• [SHORT EXERCISE]
Below this line is the material. Write out only its lines from the one containing "Output the Python" through the one containing "plt.rcParams['mathtext.it'] = 'Liberation", both kept, exactly.

• [ENTRIES SUPPLIED]
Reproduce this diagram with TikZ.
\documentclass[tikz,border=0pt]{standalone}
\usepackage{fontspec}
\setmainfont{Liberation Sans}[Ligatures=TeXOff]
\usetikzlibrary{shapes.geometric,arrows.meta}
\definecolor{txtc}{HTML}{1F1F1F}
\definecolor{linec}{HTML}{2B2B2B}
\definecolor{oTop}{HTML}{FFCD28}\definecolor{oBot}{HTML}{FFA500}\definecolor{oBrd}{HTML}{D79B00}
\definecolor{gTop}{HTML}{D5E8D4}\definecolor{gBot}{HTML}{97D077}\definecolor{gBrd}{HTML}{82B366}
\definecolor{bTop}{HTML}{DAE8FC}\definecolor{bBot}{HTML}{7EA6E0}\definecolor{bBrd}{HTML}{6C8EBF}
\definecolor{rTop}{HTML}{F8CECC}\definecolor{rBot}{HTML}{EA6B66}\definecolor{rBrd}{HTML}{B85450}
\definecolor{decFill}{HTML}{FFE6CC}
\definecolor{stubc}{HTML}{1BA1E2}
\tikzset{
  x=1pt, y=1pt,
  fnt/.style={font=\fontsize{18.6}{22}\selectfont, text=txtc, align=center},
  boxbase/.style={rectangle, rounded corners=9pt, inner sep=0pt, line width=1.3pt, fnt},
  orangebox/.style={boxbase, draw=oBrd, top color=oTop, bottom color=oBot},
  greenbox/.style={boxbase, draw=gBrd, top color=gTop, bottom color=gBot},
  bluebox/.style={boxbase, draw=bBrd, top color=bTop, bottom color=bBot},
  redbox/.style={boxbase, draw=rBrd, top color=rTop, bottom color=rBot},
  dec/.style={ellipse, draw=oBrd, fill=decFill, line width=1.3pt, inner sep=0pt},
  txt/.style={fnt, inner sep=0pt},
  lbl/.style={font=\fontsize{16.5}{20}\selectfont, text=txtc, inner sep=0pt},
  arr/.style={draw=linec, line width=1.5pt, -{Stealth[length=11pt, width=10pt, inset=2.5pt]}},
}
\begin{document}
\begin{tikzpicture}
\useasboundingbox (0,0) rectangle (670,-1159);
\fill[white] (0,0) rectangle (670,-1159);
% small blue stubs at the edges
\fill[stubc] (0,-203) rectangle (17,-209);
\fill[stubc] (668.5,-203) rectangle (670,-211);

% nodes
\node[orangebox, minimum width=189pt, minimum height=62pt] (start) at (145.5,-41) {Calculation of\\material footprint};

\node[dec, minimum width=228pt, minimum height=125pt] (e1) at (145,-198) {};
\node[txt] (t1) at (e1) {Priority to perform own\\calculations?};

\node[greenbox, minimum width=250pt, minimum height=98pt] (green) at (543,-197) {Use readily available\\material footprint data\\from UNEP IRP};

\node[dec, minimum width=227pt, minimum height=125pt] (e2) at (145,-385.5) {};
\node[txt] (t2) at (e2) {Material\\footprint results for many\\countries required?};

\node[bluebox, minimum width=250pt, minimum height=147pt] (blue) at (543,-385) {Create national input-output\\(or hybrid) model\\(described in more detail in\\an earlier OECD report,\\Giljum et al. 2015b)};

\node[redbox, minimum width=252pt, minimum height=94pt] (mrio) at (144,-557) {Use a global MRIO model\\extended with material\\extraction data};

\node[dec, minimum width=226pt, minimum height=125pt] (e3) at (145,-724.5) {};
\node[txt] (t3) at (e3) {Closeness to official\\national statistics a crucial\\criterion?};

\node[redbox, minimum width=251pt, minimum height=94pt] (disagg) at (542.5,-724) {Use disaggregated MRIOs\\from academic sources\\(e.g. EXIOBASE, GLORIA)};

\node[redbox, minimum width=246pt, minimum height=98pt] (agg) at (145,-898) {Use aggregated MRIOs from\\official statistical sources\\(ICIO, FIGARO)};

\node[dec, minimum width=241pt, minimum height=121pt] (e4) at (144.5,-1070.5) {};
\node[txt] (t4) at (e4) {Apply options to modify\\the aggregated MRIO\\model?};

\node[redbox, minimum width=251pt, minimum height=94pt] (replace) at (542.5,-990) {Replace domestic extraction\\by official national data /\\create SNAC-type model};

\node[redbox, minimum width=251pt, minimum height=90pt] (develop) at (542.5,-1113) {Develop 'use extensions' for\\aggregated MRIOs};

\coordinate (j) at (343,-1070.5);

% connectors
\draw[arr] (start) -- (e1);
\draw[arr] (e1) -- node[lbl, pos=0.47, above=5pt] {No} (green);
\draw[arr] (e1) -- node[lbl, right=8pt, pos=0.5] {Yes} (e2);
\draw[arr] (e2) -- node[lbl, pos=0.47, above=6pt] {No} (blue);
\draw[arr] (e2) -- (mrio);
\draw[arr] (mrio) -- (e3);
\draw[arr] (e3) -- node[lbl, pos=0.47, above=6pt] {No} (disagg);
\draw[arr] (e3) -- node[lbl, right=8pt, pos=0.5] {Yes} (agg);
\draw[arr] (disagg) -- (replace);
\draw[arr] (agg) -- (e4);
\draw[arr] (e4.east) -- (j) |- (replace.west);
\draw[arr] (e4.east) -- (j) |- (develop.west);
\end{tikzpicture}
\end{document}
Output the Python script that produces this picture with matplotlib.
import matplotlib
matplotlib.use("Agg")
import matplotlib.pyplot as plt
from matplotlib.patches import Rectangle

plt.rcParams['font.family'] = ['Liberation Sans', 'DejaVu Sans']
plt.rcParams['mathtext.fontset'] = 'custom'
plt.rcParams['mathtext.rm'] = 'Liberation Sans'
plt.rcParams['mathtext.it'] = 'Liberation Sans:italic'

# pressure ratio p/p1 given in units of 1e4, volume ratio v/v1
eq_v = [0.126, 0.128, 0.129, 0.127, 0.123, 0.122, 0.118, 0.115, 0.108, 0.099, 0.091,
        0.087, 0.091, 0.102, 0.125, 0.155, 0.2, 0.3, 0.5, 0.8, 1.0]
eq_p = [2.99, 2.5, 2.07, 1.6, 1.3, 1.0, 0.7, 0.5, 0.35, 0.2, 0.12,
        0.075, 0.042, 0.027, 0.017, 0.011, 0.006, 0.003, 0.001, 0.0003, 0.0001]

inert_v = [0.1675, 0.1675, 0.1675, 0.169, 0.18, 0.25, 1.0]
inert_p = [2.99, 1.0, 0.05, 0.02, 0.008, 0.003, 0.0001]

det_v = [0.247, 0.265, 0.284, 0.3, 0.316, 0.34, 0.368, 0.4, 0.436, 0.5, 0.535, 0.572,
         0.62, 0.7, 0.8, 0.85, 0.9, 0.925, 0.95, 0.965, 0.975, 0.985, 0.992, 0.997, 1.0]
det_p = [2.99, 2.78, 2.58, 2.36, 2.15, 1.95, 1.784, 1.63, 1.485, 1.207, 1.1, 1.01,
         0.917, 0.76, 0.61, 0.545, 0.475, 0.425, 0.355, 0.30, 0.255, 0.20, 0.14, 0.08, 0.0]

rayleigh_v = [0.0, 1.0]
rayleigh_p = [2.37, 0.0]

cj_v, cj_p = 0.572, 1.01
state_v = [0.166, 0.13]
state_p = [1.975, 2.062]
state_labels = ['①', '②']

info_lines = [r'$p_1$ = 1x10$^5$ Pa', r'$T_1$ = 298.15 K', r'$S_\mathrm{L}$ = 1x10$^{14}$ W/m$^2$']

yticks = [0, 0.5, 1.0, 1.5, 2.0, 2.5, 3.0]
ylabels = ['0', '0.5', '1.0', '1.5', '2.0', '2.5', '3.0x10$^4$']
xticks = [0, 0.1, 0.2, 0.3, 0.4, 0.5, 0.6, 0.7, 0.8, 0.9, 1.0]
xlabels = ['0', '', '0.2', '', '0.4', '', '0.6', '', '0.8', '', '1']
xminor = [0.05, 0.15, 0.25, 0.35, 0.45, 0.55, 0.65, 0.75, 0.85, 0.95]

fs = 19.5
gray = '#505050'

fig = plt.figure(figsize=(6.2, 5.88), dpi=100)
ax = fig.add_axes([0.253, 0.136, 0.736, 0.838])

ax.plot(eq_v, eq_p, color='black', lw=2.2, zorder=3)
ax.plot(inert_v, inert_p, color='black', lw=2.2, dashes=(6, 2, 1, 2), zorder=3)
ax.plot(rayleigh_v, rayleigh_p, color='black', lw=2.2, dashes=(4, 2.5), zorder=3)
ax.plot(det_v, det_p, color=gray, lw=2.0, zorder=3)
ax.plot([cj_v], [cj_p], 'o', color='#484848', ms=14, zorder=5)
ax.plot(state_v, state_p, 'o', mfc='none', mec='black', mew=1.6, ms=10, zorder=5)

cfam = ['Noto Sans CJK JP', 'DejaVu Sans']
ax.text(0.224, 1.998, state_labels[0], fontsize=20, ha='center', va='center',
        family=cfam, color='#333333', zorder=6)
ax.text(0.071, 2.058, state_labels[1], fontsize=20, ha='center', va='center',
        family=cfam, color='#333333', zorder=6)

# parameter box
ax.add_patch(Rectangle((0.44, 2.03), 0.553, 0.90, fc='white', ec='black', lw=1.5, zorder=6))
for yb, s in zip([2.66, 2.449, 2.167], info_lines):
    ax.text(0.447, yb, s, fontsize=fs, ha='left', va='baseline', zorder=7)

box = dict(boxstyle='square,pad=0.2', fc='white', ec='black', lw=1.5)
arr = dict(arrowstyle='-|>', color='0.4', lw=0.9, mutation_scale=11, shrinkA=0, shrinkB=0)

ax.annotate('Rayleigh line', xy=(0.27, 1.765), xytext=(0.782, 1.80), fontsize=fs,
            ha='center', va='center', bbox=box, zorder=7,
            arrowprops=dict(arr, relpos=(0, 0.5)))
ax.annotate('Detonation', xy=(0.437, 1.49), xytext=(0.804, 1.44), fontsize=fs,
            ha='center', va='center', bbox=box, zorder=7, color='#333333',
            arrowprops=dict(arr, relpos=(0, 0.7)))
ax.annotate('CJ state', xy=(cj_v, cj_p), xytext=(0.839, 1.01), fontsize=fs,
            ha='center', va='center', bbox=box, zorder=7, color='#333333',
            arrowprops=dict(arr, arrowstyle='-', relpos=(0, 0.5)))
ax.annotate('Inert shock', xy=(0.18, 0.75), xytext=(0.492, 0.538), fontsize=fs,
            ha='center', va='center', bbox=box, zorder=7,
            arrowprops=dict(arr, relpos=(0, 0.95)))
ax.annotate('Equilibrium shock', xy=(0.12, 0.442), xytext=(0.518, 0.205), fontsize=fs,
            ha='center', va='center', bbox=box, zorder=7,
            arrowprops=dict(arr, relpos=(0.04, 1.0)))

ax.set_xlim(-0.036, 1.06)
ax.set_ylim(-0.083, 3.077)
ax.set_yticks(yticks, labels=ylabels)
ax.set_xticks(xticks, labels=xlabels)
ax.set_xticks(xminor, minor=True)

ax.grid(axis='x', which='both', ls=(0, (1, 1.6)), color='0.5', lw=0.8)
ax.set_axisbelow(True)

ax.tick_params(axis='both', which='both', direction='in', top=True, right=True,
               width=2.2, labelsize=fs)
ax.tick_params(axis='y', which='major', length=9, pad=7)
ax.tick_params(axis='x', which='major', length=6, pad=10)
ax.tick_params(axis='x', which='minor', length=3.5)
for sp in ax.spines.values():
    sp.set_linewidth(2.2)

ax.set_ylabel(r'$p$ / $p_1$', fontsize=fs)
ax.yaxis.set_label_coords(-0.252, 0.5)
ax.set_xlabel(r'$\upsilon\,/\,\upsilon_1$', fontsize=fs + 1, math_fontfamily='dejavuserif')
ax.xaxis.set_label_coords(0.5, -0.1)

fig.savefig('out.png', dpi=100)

• [SOLUTION BELOW]
Output the Python script that produces this picture with matplotlib.
import matplotlib
matplotlib.use("Agg")
import matplotlib.pyplot as plt
from matplotlib.patches import Rectangle

plt.rcParams['font.family'] = ['Liberation Sans', 'DejaVu Sans']
plt.rcParams['mathtext.fontset'] = 'custom'
plt.rcParams['mathtext.rm'] = 'Liberation Sans'
plt.rcParams['mathtext.it'] = 'Liberation Sans:italic'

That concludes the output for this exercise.